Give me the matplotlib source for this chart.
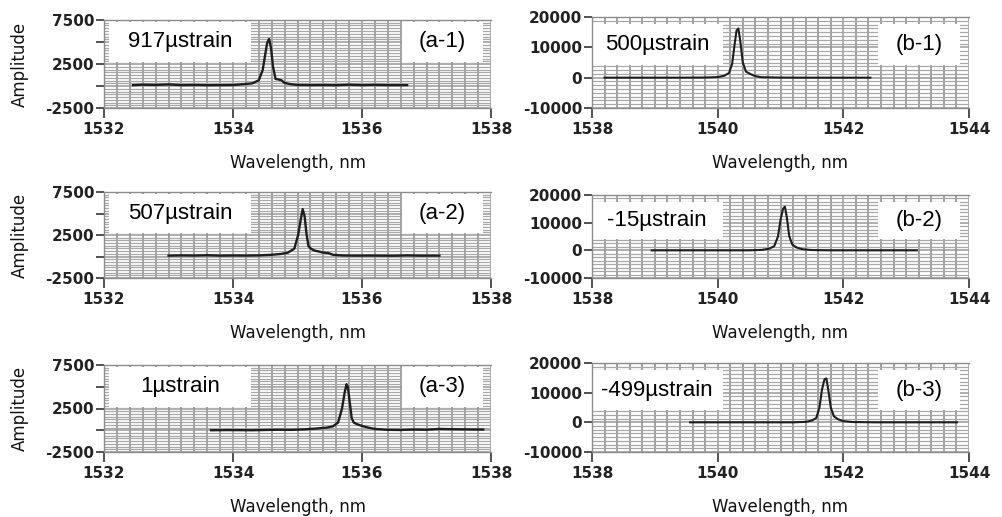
import numpy as np
import matplotlib.pyplot as plt
from matplotlib.patches import Rectangle
from matplotlib.ticker import MultipleLocator

# ---- data (wavelength in nm, amplitude in a.u.) ----
wl_a1 = [1532.45, 1532.6, 1532.8, 1533.0, 1533.2, 1533.4, 1533.6, 1533.8, 1534.0, 1534.15,
         1534.3, 1534.4, 1534.46, 1534.5, 1534.53, 1534.56, 1534.59, 1534.62, 1534.66, 1534.7,
         1534.75, 1534.8, 1534.9, 1535.0, 1535.2, 1535.4, 1535.6, 1535.8, 1536.0, 1536.2,
         1536.4, 1536.7]
amp_a1 = [100, 150, 120, 180, 100, 120, 90, 100, 110, 200,
          300, 650, 1800, 3600, 4900, 5350, 4300, 2200, 800, 750,
          650, 350, 200, 120, 100, 110, 90, 150, 100, 130,
          100, 100]

wl_a2 = [1533.0, 1533.2, 1533.4, 1533.6, 1533.8, 1534.0, 1534.2, 1534.4, 1534.6, 1534.75,
         1534.85, 1534.95, 1535.01, 1535.05, 1535.08, 1535.11, 1535.14, 1535.17, 1535.21, 1535.26,
         1535.32, 1535.4, 1535.48, 1535.55, 1535.7, 1535.9, 1536.1, 1536.3, 1536.5, 1536.7,
         1536.9, 1537.2]
amp_a2 = [100, 130, 110, 150, 100, 120, 110, 130, 200, 300,
          450, 900, 2500, 4300, 5500, 4700, 2600, 1200, 900, 700,
          600, 450, 400, 200, 120, 100, 110, 100, 90, 130,
          100, 100]

wl_a3 = [1533.66, 1533.9, 1534.1, 1534.3, 1534.5, 1534.7, 1534.9, 1535.1, 1535.3, 1535.45,
         1535.55, 1535.63, 1535.69, 1535.73, 1535.76, 1535.78, 1535.81, 1535.84, 1535.87, 1535.92,
         1536.0, 1536.1, 1536.2, 1536.4, 1536.6, 1536.8, 1537.0, 1537.2, 1537.4, 1537.6,
         1537.88]
amp_a3 = [0, 20, 10, 0, 30, 60, 40, 100, 200, 300,
          450, 900, 2500, 4300, 5300, 5000, 3200, 1400, 900, 700,
          500, 300, 150, 50, 30, 80, 60, 150, 120, 100,
          80]

wl_b1 = [1538.2, 1538.6, 1539.0, 1539.4, 1539.8, 1540.0, 1540.1, 1540.18, 1540.23, 1540.27,
         1540.3, 1540.33, 1540.36, 1540.4, 1540.45, 1540.52, 1540.6, 1540.7, 1541.0, 1541.4,
         1541.8, 1542.2, 1542.43]
amp_b1 = [0, 0, 0, 0, 50, 200, 600, 1500, 4500, 11000,
          15500, 16200, 12000, 5000, 2000, 1200, 500, 150, 30, 0,
          0, 0, 0]

wl_b2 = [1538.95, 1539.3, 1539.7, 1540.1, 1540.5, 1540.7, 1540.82, 1540.9, 1540.96, 1541.0,
         1541.04, 1541.07, 1541.1, 1541.14, 1541.19, 1541.26, 1541.35, 1541.5, 1541.8, 1542.2,
         1542.6, 1543.0, 1543.17]
amp_b2 = [0, 0, 0, 0, 0, 150, 600, 1500, 5000, 11000,
          15000, 15800, 12000, 5000, 2000, 1000, 400, 100, 0, 0,
          0, 0, 0]

wl_b3 = [1539.56, 1540.0, 1540.4, 1540.8, 1541.2, 1541.4, 1541.5, 1541.57, 1541.62, 1541.66,
         1541.7, 1541.73, 1541.76, 1541.8, 1541.85, 1541.92, 1542.0, 1542.15, 1542.5, 1542.9,
         1543.3, 1543.6, 1543.81]
amp_b3 = [0, 0, 0, 0, 0, 150, 600, 1500, 5000, 11000,
          14500, 14800, 11000, 5000, 2000, 1000, 400, 100, 0, 0,
          0, 0, 0]

strain_a = ['917\u00b5strain', '507\u00b5strain', '1\u00b5strain']
strain_b = ['500\u00b5strain', '-15\u00b5strain', '-499\u00b5strain']
tags_a = ['(a-1)', '(a-2)', '(a-3)']
tags_b = ['(b-1)', '(b-2)', '(b-3)']

xticks_a = [1532, 1534, 1536, 1538]
xticks_b = [1538, 1540, 1542, 1544]
yticks_a = [-2500, 0, 2500, 5000, 7500]
ylabels_a = ['-2500', '', '2500', '', '7500']
yticks_b = [-10000, 0, 10000, 20000]
ylabels_b = ['-10000', '0', '10000', '20000']

W, H = 1002, 517
fig = plt.figure(figsize=(W / 100, H / 100), dpi=100)

LINE = '#1e1e1e'
GRID = '#a8a8a8'


def make_axes(left, top, right, bottom):
    ax = fig.add_axes([left / W, 1 - bottom / H, (right - left) / W, (bottom - top) / H])
    return ax, bottom - top


def style(ax, hpx, xticks, yticks, ylabels, xminor, yminor, box_y, label_x, tag_x):
    ax.set_xlim(xticks[0], xticks[-1])
    ax.set_ylim(yticks[0], yticks[-1])
    ax.set_xticks(xticks)
    ax.set_xticklabels([str(t) for t in xticks])
    ax.set_yticks(yticks)
    ax.set_yticklabels(ylabels)
    ax.xaxis.set_minor_locator(MultipleLocator(xminor))
    ax.yaxis.set_minor_locator(MultipleLocator(yminor))
    ax.grid(which='minor', axis='x', color='#999999', lw=1.3, zorder=0)
    ax.grid(which='minor', axis='y', color=GRID, lw=0.9, zorder=0)
    ax.grid(which='major', axis='both', color='#999999', lw=1.1, zorder=0)
    ax.set_axisbelow(True)
    for s in ['top', 'left', 'bottom']:
        ax.spines[s].set_color('#8c8c8c')
        ax.spines[s].set_linewidth(1.0)
    ax.spines['right'].set_visible(False)
    ax.tick_params(which='major', axis='y', direction='out', length=6, width=1.2,
                   color='#333333', labelsize=11, pad=1)
    ax.tick_params(which='major', axis='x', direction='out', length=7, width=1.2,
                   color='#333333', labelsize=11, pad=3)
    ax.tick_params(which='minor', length=0)
    for lab in ax.get_xticklabels() + ax.get_yticklabels():
        lab.set_fontweight('bold')
        lab.set_color('#222222')
    ax.set_xlabel('Wavelength, nm', fontsize=12, color='#111111')
    ax.xaxis.set_label_coords(0.5, -46 / hpx)
    # white label boxes
    y0, y1 = box_y
    for (x0, x1) in (label_x, tag_x):
        ax.add_patch(Rectangle((x0, y0), x1 - x0, y1 - y0, transform=ax.transAxes,
                               facecolor='white', edgecolor='none', zorder=1.5))


left_rows = [(20, 108), (192, 278), (365, 452)]
right_rows = [(17, 108), (195, 278), (363, 452)]
a_data = [(wl_a1, amp_a1), (wl_a2, amp_a2), (wl_a3, amp_a3)]
b_data = [(wl_b1, amp_b1), (wl_b2, amp_b2), (wl_b3, amp_b3)]

for i in range(3):
    # left column (a)
    ax, hpx = make_axes(104, left_rows[i][0], 491, left_rows[i][1])
    style(ax, hpx, xticks_a, yticks_a, ylabels_a, 0.2, 312.5,
          (0.52, 0.98), (0.012, 0.38), (0.77, 0.98))
    ax.plot(a_data[i][0], a_data[i][1], color=LINE, lw=1.7, zorder=3)
    ax.text(0.196, 0.75, strain_a[i], transform=ax.transAxes, ha='center', va='center',
            fontsize=16, family='Liberation Sans', zorder=4)
    ax.text(0.875, 0.75, tags_a[i], transform=ax.transAxes, ha='center', va='center',
            fontsize=16, family='Liberation Sans', zorder=4)
    ax.set_ylabel('Amplitude', fontsize=12, color='#111111')
    ax.yaxis.set_label_coords(-0.194, 0.5)

    # right column (b)
    ax, hpx = make_axes(592, right_rows[i][0], 969, right_rows[i][1])
    style(ax, hpx, xticks_b, yticks_b, ylabels_b, 0.2, 1250,
          (0.47, 0.92), (-0.005, 0.348), (0.758, 0.976))
    ax.plot(b_data[i][0], b_data[i][1], color=LINE, lw=1.5, zorder=3)
    ax.text(0.172, 0.695, strain_b[i], transform=ax.transAxes, ha='center', va='center',
            fontsize=16, family='Liberation Sans', zorder=4)
    ax.text(0.867, 0.695, tags_b[i], transform=ax.transAxes, ha='center', va='center',
            fontsize=16, family='Liberation Sans', zorder=4)

fig.savefig('out.png', dpi=100)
-=-=-
## Task objective
The lines from the start of the data through the line that contains "from matplotlib.ticker import MultipleLocator" are to be returned exactly, please, with both ends included and every picture left out.

## Finished answer
Give me the matplotlib source for this chart.
import numpy as np
import matplotlib.pyplot as plt
from matplotlib.patches import Rectangle
from matplotlib.ticker import MultipleLocator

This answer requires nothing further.